According to Gallot-Hulin-Lafontaine one has $$d\alpha (X_0,\cdots,X_q) = \sum_{i=0}^q (-1)^i D_{X_i} \alpha (X_1,\cdots,X_{i-1},X_0,X_{i+1},\cdots,X_q)$$
It seems to me that it should be $$d\alpha (X_0,\cdots,X_q) = \sum_{i=0}^q (-1)^i D_{X_i} \alpha (X_0,\cdots,\hat{X_i},\cdots,X_q)$$
Is this right ?
If $\theta$ is a 1-form, then
$$ d\theta(X,Y) = (\nabla_X\theta)(Y) - (\nabla_Y\theta)(X) $$
If $\Omega$ is a 2-form, then
$$ d\Omega(X,Y,Z) = (\nabla_X\Omega)(Y,Z)+(\nabla_Z\Omega)(X,Y)+ (\nabla_Y\Omega)(Z,X) $$
and so on ... but you have to have a zero-torsion (symmetric) connection. These formulae will be useful when manipulating structure equations, for instance to obtain Bianchi identities. -- Salem
$$ d\theta(X,Y) = (\nabla_X\theta)(Y) - (\nabla_Y\theta)(X) + θ(T(X,Y)) $$
$$ d\Omega(X,Y,Z) = (\nabla_X\Omega)(Y,Z)-(\nabla_Y\Omega)(X,Z)+ (\nabla_Z\Omega)(X,Y) + Ω(T(X,Y),Z) - Ω(T(X,Z), Y) + Ω(T(Y,Z),X) $$
and so on
– Lawrence D'Anna Apr 10 '18 at 00:12http://vmm.math.uci.edu/PalaisPapers/ADefinitionOfTheExteriorDerivativeInTermsOfLieDerivatives.pdf
– Lawrence D'Anna Apr 10 '18 at 00:18The correct formula is given on Wikipedia. If the vector fields commute (for example, if the $X_k$'s are the vector fields associated to a coordinate system), then it reduces to your formula.

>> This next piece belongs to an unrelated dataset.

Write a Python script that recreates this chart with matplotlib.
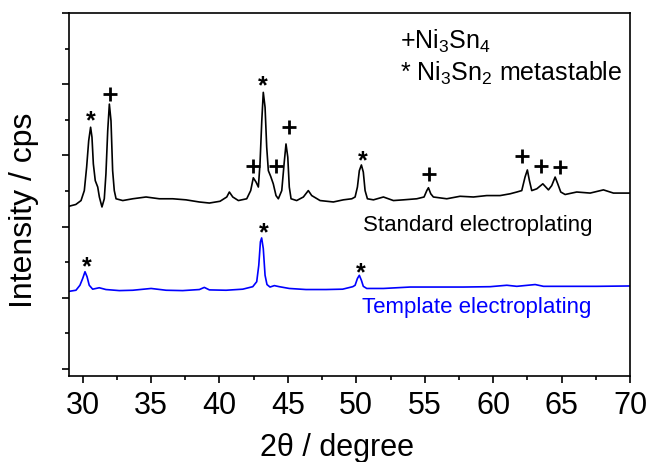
import matplotlib
matplotlib.use("Agg")
import matplotlib.pyplot as plt
from matplotlib.ticker import MultipleLocator

plt.rcParams['font.family'] = ['Liberation Sans', 'DejaVu Sans']
plt.rcParams['mathtext.fontset'] = 'custom'
plt.rcParams['mathtext.rm'] = 'Liberation Sans'
plt.rcParams['mathtext.it'] = 'Liberation Sans:italic'
plt.rcParams['mathtext.bf'] = 'Liberation Sans:bold'
plt.rcParams['mathtext.default'] = 'regular'

# ---- data ----
std_x = [29.0, 29.5, 29.88, 30.12, 30.29, 30.44, 30.58, 30.68, 30.78, 30.92, 31.1, 31.22,
         31.41, 31.58, 31.7, 31.83, 31.95, 32.07, 32.19, 32.31, 32.44, 32.93, 33.66, 34.63,
         35.6, 36.58, 37.55, 38.52, 39.26, 40.04, 40.53, 40.72, 40.97, 41.38, 41.99, 42.28,
         42.47, 42.67, 42.84, 42.96, 43.09, 43.2, 43.33, 43.45, 43.57, 43.74, 43.93, 44.13,
         44.3, 44.55, 44.72, 44.86, 44.99, 45.1, 45.23, 45.64, 46.13, 46.49, 46.74, 47.35,
         48.32, 49.05, 49.67, 49.91, 50.08, 50.22, 50.37, 50.51, 50.64, 50.81, 51.25, 51.98,
         52.71, 53.44, 54.42, 54.95, 55.15, 55.27, 55.44, 55.63, 56.61, 57.58, 58.56, 59.53,
         60.51, 61.24, 61.73, 62.09, 62.33, 62.5, 62.65, 62.82, 63.19, 63.63, 64.04, 64.28,
         64.53, 64.72, 64.94, 65.26, 66.11, 67.09, 68.06, 68.79, 69.77, 70.0]
std_y = [4.57, 4.62, 4.73, 5.01, 5.67, 6.41, 6.79, 6.51, 5.76, 5.29, 5.11, 4.83,
         4.55, 4.78, 5.48, 6.69, 7.44, 6.97, 5.57, 5.01, 4.78, 4.73, 4.78, 4.83,
         4.78, 4.78, 4.75, 4.69, 4.66, 4.71, 4.83, 4.97, 4.83, 4.73, 4.78, 5.01,
         5.37, 5.25, 5.11, 5.76, 6.97, 7.77, 7.35, 6.23, 5.57, 5.41, 5.2, 4.87,
         4.78, 5.01, 5.76, 6.32, 5.95, 5.11, 4.78, 4.73, 4.83, 5.01, 4.87, 4.73,
         4.69, 4.75, 4.78, 4.83, 5.11, 5.57, 5.73, 5.53, 5.01, 4.78, 4.75, 4.83,
         4.73, 4.75, 4.78, 4.83, 5.01, 5.09, 4.92, 4.83, 4.78, 4.85, 4.83, 4.87,
         4.87, 4.92, 4.97, 5.01, 5.39, 5.59, 5.29, 5.01, 5.06, 5.2, 5.03, 5.15,
         5.39, 5.2, 4.97, 4.9, 4.97, 4.94, 5.03, 4.94, 4.94, 4.94]

tpl_x = [29.02, 29.51, 29.8, 30.0, 30.17, 30.32, 30.48, 30.73, 31.21, 31.7, 32.68, 33.66,
         35.0, 36.1, 37.31, 38.53, 38.89, 39.26, 40.48, 41.7, 42.43, 42.72, 42.87, 42.99,
         43.08, 43.2, 43.33, 43.47, 43.69, 44.01, 44.37, 45.1, 46.32, 47.79, 49.0, 49.74,
         49.91, 50.08, 50.22, 50.37, 50.51, 50.76, 51.98, 53.93, 55.88, 57.82, 59.78, 61.0,
         61.73, 63.07, 63.68, 65.38, 67.57, 70.0]
tpl_y = [2.18, 2.21, 2.35, 2.54, 2.73, 2.59, 2.35, 2.24, 2.28, 2.23, 2.2, 2.21,
         2.26, 2.21, 2.2, 2.23, 2.29, 2.22, 2.21, 2.24, 2.31, 2.45, 2.91, 3.57,
         3.68, 3.38, 2.63, 2.37, 2.3, 2.34, 2.31, 2.26, 2.23, 2.23, 2.24, 2.31,
         2.35, 2.54, 2.63, 2.49, 2.32, 2.26, 2.26, 2.3, 2.3, 2.3, 2.31, 2.35,
         2.32, 2.37, 2.32, 2.32, 2.32, 2.33]

std_star_x = [30.6, 43.18, 50.47]
std_star_y = [7.16, 8.15, 6.04]
std_plus_x = [32.02, 42.43, 44.13, 45.1, 55.34, 62.14, 63.48, 64.89]
std_plus_y = [7.72, 5.69, 5.69, 6.79, 5.48, 5.99, 5.71, 5.67]
tpl_star_x = [30.29, 43.2, 50.34]
tpl_star_y = [3.05, 4.03, 2.89]

x_ticks = [30, 35, 40, 45, 50, 55, 60, 65, 70]

# ---- figure ----
fig = plt.figure(figsize=(6.49, 4.62), dpi=100)
ax = fig.add_axes([0.1063, 0.1861, 0.8644, 0.7858])

ax.plot(std_x, std_y, color='black', lw=1.2)
ax.plot(tpl_x, tpl_y, color='#0000ff', lw=1.2)

ax.plot(std_plus_x, std_plus_y, ls='none', marker='+', ms=10, mew=2.0, color='black')
for xs, ys in ((std_star_x, std_star_y), (tpl_star_x, tpl_star_y)):
    for x, y in zip(xs, ys):
        ax.annotate('*', (x, y), xytext=(0, -10.4), textcoords='offset points',
                    ha='center', va='baseline', fontsize=18, fontweight='bold',
                    color='black')

ax.text(53.2, 8.99, '+Ni$_3$Sn$_4$', fontsize=18, ha='left', va='baseline')
ax.text(53.2, 8.10, '* Ni$_3$Sn$_2$ metastable', fontsize=18, ha='left', va='baseline')
ax.text(50.49, 3.87, 'Standard electroplating', fontsize=16, ha='left', va='baseline',
        color='black')
ax.text(50.44, 1.57, 'Template electroplating', fontsize=16, ha='left', va='baseline',
        color='#0000ff')

ax.set_xlim(29, 70)
ax.set_ylim(-0.2, 10)
ax.set_xticks(x_ticks)
ax.xaxis.set_minor_locator(MultipleLocator(2.5))
ax.yaxis.set_major_locator(MultipleLocator(2))
ax.yaxis.set_minor_locator(MultipleLocator(1))
ax.tick_params(axis='both', which='major', direction='out', length=5, width=1.2,
               labelsize=22, pad=5.5)
ax.tick_params(axis='both', which='minor', direction='out', length=3, width=1.2)
ax.tick_params(axis='y', which='both', labelleft=False)
for s in ax.spines.values():
    s.set_linewidth(1.2)

ax.set_xlabel('2θ / degree', fontsize=22)
ax.xaxis.label.set_va('baseline')
ax.xaxis.set_label_coords(0.478, -0.2204)
ax.set_ylabel('Intensity / cps', fontsize=23)
ax.yaxis.label.set_va('baseline')
ax.yaxis.set_label_coords(-0.066, 0.457)

fig.savefig('out.png', dpi=100)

It's not even clear to me how to interpret the terms for $i=0$ or $i=1$ in their formula, and in any case the factor $(-1)^i$ looks strange, since they would get the alternating signs from the moving of the argument $X_0$ anyway.